Попытки по-новому понять устную традицию

Можем ли мы говорить о характере устной традиции и об устной передаче? Как отметил Е. П. Сандерс, проблема в том, «что мы не знаем, как представить себе устный период»[58]. Однако все же есть два подхода к этой проблеме.

Первый подход опирается на фундаментальные исследования в области фольклора, в частности исследования Гомера и югославского эпоса, осуществленные Милмэном Перри и Альбертом Лордом[59]. Это направление исследований в основном расценивалось как малопригодное для осмысления евангельской традиции. Народные сказки и саги, часто довольно длинные и передаваемые из поколения в поколение специально обученными поэтами и певцами, вряд ли помогут глубоко понять традицию Иисуса в синоптических Евангелиях, где его учение изложено афористично или в коротких рассказах (притчах), а временной период распространения не мог превышать пятидесяти или шестидесяти лет. Исследование устной традиции в разных районах Африки, как правило, встречает такую же критику[60]. В любом случае, релевантность для нас этого направления исследований снизилась после того, как в фольклорных исследованиях произошла смена парадигмы в конце 1970-х и начале 1980-х. В этот период основное внимание перешло к исполнению и социальному взаимодействию между исполнителями и аудиторией, а интерес к изучению процесса передачи устной традиции снизился[61].

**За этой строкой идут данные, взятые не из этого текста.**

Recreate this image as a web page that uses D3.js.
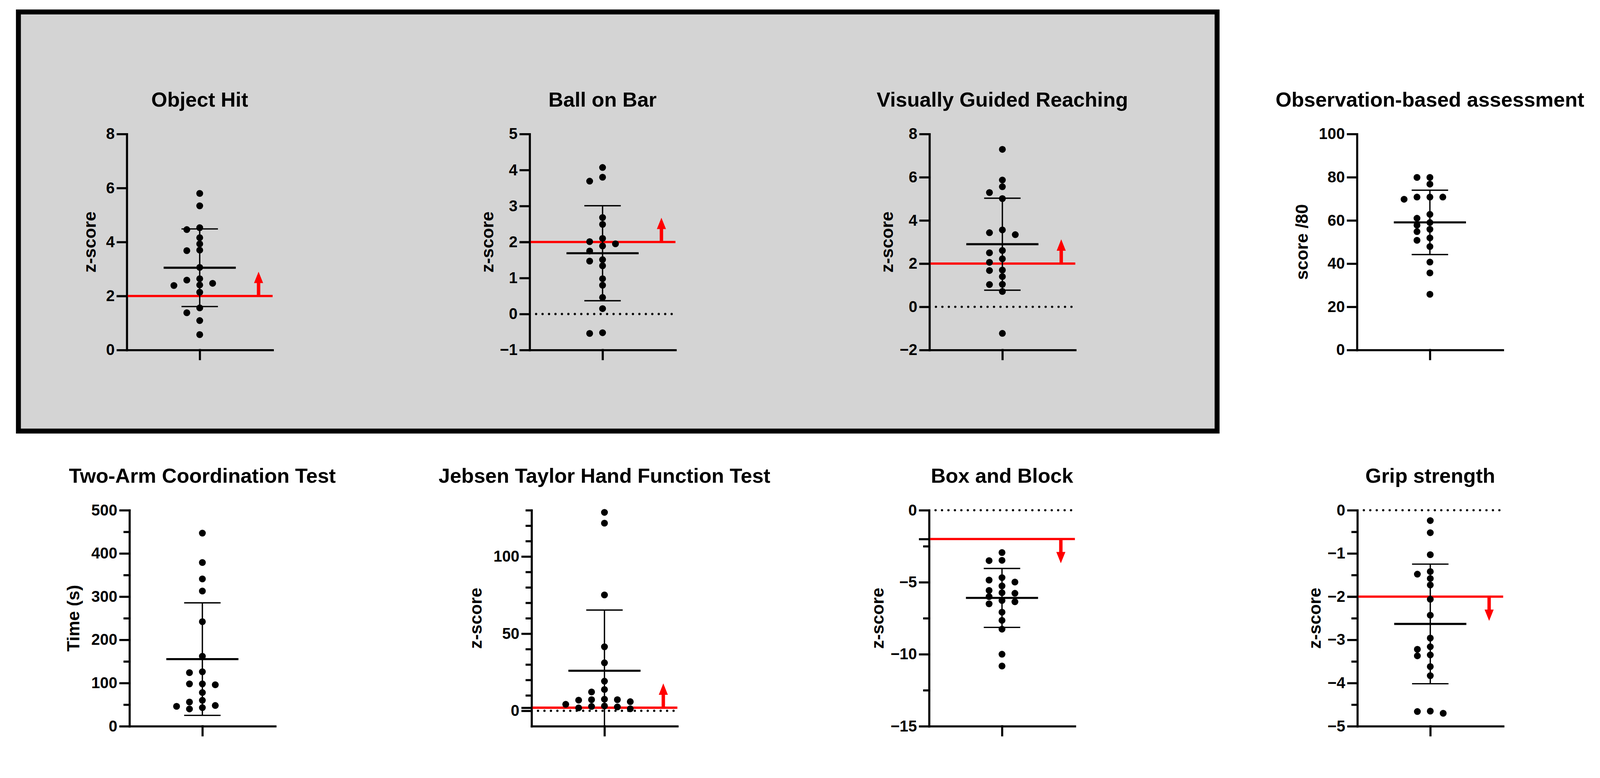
<!DOCTYPE html>
<html>
<head>
<meta charset="utf-8">
<script src="https://cdn.jsdelivr.net/npm/d3@7"></script>
<style>
  html, body { margin: 0; padding: 0; background: #fff; overflow: hidden; }
  svg { display: block; width: 100vw; height: 100vh; }
  svg text { font-family: "Liberation Sans", Arial, sans-serif; font-weight: bold; fill: #000; }
</style>
</head>
<body>
<svg id="chart" viewBox="0 0 4214 1992" preserveAspectRatio="xMinYMin meet"></svg>
<script>
// ===== DATA (one array per test) =====
const objectHit = [5.80, 5.34, 4.53, 4.46, 4.16, 3.93, 3.68, 3.70, 3.06, 2.64, 2.59, 2.41, 2.39, 2.47, 2.14, 1.56, 1.38, 1.09, 0.57];
const ballOnBar = [4.07, 3.80, 3.69, 2.68, 2.49, 2.10, 2.01, 1.95, 1.89, 1.75, 1.47, 1.51, 1.34, 0.98, 0.80, 0.46, 0.15, -0.54, -0.52];
const guidedReaching = [7.29, 5.87, 5.56, 5.29, 5.01, 3.56, 3.43, 3.34, 2.61, 2.50, 2.22, 2.06, 1.70, 1.68, 1.40, 1.04, 1.03, 0.71, -1.23];
const observation = [79.9, 79.9, 76.8, 70.8, 70.8, 69.8, 70.8, 62.8, 61.0, 59.0, 55.9, 57.8, 54.8, 51.9, 50.8, 47.9, 40.7, 35.7, 25.8];
const twoArm = [447, 379, 341, 313, 242, 162, 124, 126, 96, 98, 98, 78, 56, 60, 46, 48, 43, 40];
const jebsenTaylor = [128.6, 121.6, 75.1, 41.5, 31.1, 19.2, 13.8, 12.2, 6.9, 7.2, 7.5, 5.9, 7.2, 4.2, 1.9, 2.5, 3.1, 1.3, 2.8];
const boxBlock = [-2.94, -3.48, -3.50, -4.68, -4.85, -4.99, -5.26, -5.57, -5.77, -5.73, -6.00, -6.27, -6.36, -6.50, -7.08, -7.65, -8.26, -10.0, -10.82];
const gripStrength = [-0.24, -0.52, -1.03, -1.42, -1.48, -1.58, -1.73, -2.06, -2.43, -2.96, -3.22, -3.16, -3.35, -3.37, -3.62, -3.83, -4.70, -4.65, -4.66];

const titles = ["Object Hit", "Ball on Bar", "Visually Guided Reaching", "Observation-based assessment",
                "Two-Arm Coordination Test", "Jebsen Taylor Hand Function Test", "Box and Block", "Grip strength"];
const yLabels = ["z-score", "z-score", "z-score", "score /80", "Time (s)", "z-score", "z-score", "z-score"];
const yDomains = [[0, 8], [-1, 5], [-2, 8], [0, 100], [0, 500], [-10, 130], [-15, 0], [-5, 0]];
const majorTicks = [[0, 2, 4, 6, 8], [-1, 0, 1, 2, 3, 4, 5], [-2, 0, 2, 4, 6, 8], [0, 20, 40, 60, 80, 100],
                    [0, 100, 200, 300, 400, 500], [0, 50, 100], [-15, -10, -5, 0], [-5, -4, -3, -2, -1, 0]];
const minorTicks = [[], [], [], [], [50, 150, 250, 350, 450], [10, 20, 30, 40, 60, 70, 80, 90, 110, 120, 130],
                    [-12.5, -7.5, -2.5], [-4.5, -3.5, -2.5, -1.5, -0.5]];
const thresholds = [2, 2, 2, null, null, 2, -2, -2];   // red cut-off lines, arrow points away from 0
const zeroLines = [false, true, true, false, false, true, true, true];
const series = [objectHit, ballOnBar, guidedReaching, observation, twoArm, jebsenTaylor, boxBlock, gripStrength];

// ===== LAYOUT =====
// axis x, plot top/bottom, distance of the axis title from the axis
const layout = [
    { x: 334, top: 353, bottom: 922, labelGap: 82 },
    { x: 1395, top: 353, bottom: 922, labelGap: 96 },
    { x: 2448, top: 353, bottom: 922, labelGap: 96 },
    { x: 3574, top: 353, bottom: 922, labelGap: 130 },
    { x: 341, top: 1344, bottom: 1913, labelGap: 132 },
    { x: 1400, top: 1344, bottom: 1913, labelGap: 131 },
    { x: 2447, top: 1344, bottom: 1913, labelGap: 120 },
    { x: 3575, top: 1344, bottom: 1913, labelGap: 97 }
];
const axisLen = 384,
    lw = 5.5,
    dotR = 9,
    colStep = 17;

const svg = d3.select("#chart");
svg.append("rect").attr("width", 4214).attr("height", 1992).attr("fill", "#fff");

// grey box round the robotic tasks
svg.append("rect")
    .attr("x", 48.5).attr("y", 31.5)
    .attr("width", 3157).attr("height", 1104)
    .attr("fill", "#d4d4d4")
    .attr("stroke", "#000")
    .attr("stroke-width", 13);

// column scatter like Prism: fill the centre first, then step outwards
function swarm(values, y, cx) {
    const order = d3.range(values.length).sort((a, b) => values[b] - values[a]);
    const placed = [];
    const xs = [];
    order.forEach(i => {
        const py = y(values[i]);
        for (let k = 0; k < 30; k++) {
            const cands = k === 0 ? [0] : [-k, k];
            const c = cands.find(c => placed.every(p => !(Math.abs(p.y - py) < 16 && Math.abs(p.c - c) * colStep < 2 * colStep)));
            if (c !== undefined) {
                placed.push({ c: c, y: py });
                xs[i] = cx + c * colStep;
                break;
            }
        }
    });
    return xs;
}

function styleAxis(sel) {
    sel.attr("font-size", 41).attr("font-family", null);
    sel.selectAll("path, line").attr("stroke", "#000").attr("stroke-width", lw).attr("stroke-linecap", "square");
    sel.selectAll("text").attr("font-weight", "bold").attr("fill", "#000");
}

series.forEach((values, i) => {
    const p = layout[i];
    const g = svg.append("g").attr("class", "panel");

    const y = d3.scaleLinear().domain(yDomains[i]).range([p.bottom, p.top]);
    const x = d3.scalePoint().domain([titles[i]]).range([p.x, p.x + axisLen]).padding(0.5);
    const cx = x(titles[i]);

    // ===== AXES =====
    g.append("g")
        .attr("transform", `translate(${p.x},0)`)
        .call(d3.axisLeft(y).tickValues(majorTicks[i]).tickSize(24).tickSizeOuter(0).tickPadding(8).tickFormat(d3.format("")))
        .call(styleAxis);

    if (minorTicks[i].length) {
        g.append("g")
            .attr("transform", `translate(${p.x},0)`)
            .call(d3.axisLeft(y).tickValues(minorTicks[i]).tickSize(13).tickFormat(""))
            .call(s => s.select(".domain").remove())
            .call(styleAxis);
    }
    if (thresholds[i] !== null) {
        g.append("g")
            .attr("transform", `translate(${p.x},0)`)
            .call(d3.axisLeft(y).tickValues([thresholds[i]]).tickSize(24).tickFormat(""))
            .call(s => s.select(".domain").remove())
            .call(styleAxis);
    }

    g.append("g")
        .attr("transform", `translate(0,${p.bottom})`)
        .call(d3.axisBottom(x).tickSize(24).tickSizeOuter(0).tickFormat(""))
        .call(styleAxis);

    // ===== TEXT =====
    g.append("text")
        .attr("x", cx)
        .attr("y", p.top - 72)
        .attr("text-anchor", "middle")
        .attr("font-size", 54)
        .text(titles[i]);

    g.append("text")
        .attr("transform", `translate(${p.x - p.labelGap},${(p.top + p.bottom) / 2}) rotate(-90)`)
        .attr("text-anchor", "middle")
        .attr("font-size", 46)
        .text(yLabels[i]);

    // ===== REFERENCE LINES =====
    if (zeroLines[i]) {
        g.append("line")
            .attr("x1", p.x + 17).attr("x2", p.x + axisLen)
            .attr("y1", y(0)).attr("y2", y(0))
            .attr("stroke", "#000")
            .attr("stroke-width", 6)
            .attr("stroke-linecap", "round")
            .attr("stroke-dasharray", "0 17");
    }
    if (thresholds[i] !== null) {
        const t = thresholds[i],
            ty = y(t),
            dir = t > 0 ? -1 : 1,      // up for positive cut-offs
            ax = p.x + 347;
        g.append("line")
            .attr("x1", p.x + lw / 2).attr("x2", p.x + axisLen)
            .attr("y1", ty).attr("y2", ty)
            .attr("stroke", "#ff0000")
            .attr("stroke-width", 6);
        const shaftEnd = ty + dir * 34,
            tip = ty + dir * 64;
        g.append("path")
            .attr("d", `M${ax - 4.5},${ty}V${shaftEnd}H${ax - 12}L${ax},${tip}L${ax + 12},${shaftEnd}H${ax + 4.5}V${ty}Z`)
            .attr("fill", "#ff0000");
    }

    // ===== POINTS =====
    const xs = swarm(values, y, cx);
    g.append("g")
        .selectAll("circle")
        .data(values)
        .join("circle")
        .attr("cx", (d, j) => xs[j])
        .attr("cy", d => y(d))
        .attr("r", dotR)
        .attr("fill", "#000");

    // ===== MEAN +/- SD =====
    const mean = d3.mean(values),
        sd = d3.deviation(values),
        [lo, hi] = yDomains[i],
        up = Math.min(mean + sd, hi),
        down = Math.max(mean - sd, lo);

    g.append("line")
        .attr("x1", cx).attr("x2", cx)
        .attr("y1", y(up)).attr("y2", y(down))
        .attr("stroke", "#000").attr("stroke-width", 3.5);
    [mean + sd, mean - sd].filter(v => v >= lo && v <= hi).forEach(v => {
        g.append("line")
            .attr("x1", cx - 48).attr("x2", cx + 48)
            .attr("y1", y(v)).attr("y2", y(v))
            .attr("stroke", "#000").attr("stroke-width", 3.5);
    });
    g.append("line")
        .attr("x1", cx - 95).attr("x2", cx + 95)
        .attr("y1", y(mean)).attr("y2", y(mean))
        .attr("stroke", "#000").attr("stroke-width", lw);
});
</script>
</body>
</html>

Другое направление изучения устной традиции более актуально — оно занимается тем, как работает память. К сожалению, многие из исследований по этой теме содержат упущения. Некоторые ученые соглашаются думать о памяти только как функции, имеющей отношение к бытовым сплетням или счастливым воспоминаниям встреч выпускников колледжа[62]. Но при таком подходе игнорируется достигнутое ранней критикой форм осознание того, что устная традиция была традицией группы; она существовала в церквах и для церквей; именно поэтому она приняла те формы, какие сейчас имеет. О дискутируемой модели «устной истории», недавно предложенной Самуэлем Бирскогом[63], можно сказать, что в некоторых аспектах она удачна, а в некоторых не очень. Устная история понимает традицию как материал, извлеченный историком из индивидуальных свидетельств годы или десятилетия спустя, при этом традиция, возможно, до этого была в латентной форме или слабо использовалась. Но устная традиция Евангелий, несомненно, использовалась первыми церквами и, в большей или меньшей степени, формировала их веру и идентичность.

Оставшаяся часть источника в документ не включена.